Anecdotally, NPEs are trolls. But Cohen, Gurun, and Kominers wanted some hard proof. For that, they turned to data from RPX Corporation, which maintains a database on NPE litigation going back to 1977. (RPX also offers its clients a novel and slightly odd solution to patent trolling: It buys patents from NPEs before they start suing others for licensing fees. RPX asserts they are not themselves patent trolls.)

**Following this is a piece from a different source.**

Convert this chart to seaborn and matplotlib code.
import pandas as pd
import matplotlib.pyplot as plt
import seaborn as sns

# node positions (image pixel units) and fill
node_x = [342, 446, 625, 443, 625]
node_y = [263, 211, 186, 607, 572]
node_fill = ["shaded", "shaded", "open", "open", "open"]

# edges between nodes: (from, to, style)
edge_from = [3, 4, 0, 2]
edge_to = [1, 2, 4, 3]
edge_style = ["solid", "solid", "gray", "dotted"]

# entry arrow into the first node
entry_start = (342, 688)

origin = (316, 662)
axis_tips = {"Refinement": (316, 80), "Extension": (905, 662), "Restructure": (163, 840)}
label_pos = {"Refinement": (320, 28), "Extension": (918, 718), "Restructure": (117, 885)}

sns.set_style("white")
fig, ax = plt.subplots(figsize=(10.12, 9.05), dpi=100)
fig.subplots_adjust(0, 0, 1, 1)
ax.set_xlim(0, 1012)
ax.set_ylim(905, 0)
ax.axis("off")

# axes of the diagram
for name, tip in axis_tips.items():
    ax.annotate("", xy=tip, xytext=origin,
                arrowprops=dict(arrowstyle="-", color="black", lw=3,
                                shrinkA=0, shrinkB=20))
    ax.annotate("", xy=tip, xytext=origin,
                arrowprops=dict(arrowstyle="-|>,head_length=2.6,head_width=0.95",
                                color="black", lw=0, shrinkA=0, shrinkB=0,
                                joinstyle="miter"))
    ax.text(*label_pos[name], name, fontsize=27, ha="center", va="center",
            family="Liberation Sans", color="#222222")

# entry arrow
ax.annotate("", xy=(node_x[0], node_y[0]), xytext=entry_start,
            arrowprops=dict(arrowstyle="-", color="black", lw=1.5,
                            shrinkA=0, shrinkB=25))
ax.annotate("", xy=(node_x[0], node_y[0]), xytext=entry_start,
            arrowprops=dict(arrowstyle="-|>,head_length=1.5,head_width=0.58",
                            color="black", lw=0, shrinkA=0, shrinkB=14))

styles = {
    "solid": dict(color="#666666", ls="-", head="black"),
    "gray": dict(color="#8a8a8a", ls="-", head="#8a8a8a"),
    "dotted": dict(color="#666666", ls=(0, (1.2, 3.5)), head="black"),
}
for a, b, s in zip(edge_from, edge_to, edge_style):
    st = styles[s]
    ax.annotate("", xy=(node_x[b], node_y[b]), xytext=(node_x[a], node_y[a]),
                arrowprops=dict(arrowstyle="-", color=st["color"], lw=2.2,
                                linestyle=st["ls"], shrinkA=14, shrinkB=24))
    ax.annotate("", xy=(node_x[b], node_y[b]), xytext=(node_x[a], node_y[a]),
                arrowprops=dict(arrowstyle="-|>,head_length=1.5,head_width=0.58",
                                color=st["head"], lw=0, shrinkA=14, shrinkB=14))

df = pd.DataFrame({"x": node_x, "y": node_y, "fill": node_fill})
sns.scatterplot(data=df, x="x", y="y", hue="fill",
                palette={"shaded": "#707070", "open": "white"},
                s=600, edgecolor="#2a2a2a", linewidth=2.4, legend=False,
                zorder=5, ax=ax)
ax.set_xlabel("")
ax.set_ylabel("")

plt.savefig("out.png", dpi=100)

Both the RPX data and other sources make it clear that NPEs are predominantly trolls, mainly because of who NPEs go after: cash-rich tech companies. Cohen, Gurun, and Kominers calculate that the likelihood of getting sued by an NPE is roughly 16 percent among companies with the most cash, roughly double the baseline rate. By comparison, the likelihood of getting sued by a practicing entity—that is, a company that actually worked to create its patents—is less than five percent. NPEs are also more likely to sue firms with small legal teams and those dealing with other lawsuits. In other words, they go after companies with the biggest wallets and the fewest available minutes.

They conveniently neglect to mention that RPX is now a powerhouse of huge ‘patent trolls’ such as IBM. Not good advice at all… this is even more useless than OIN, which was also (co-)created by IBM and was originally led by IBM staff, Jerry Rosenthal.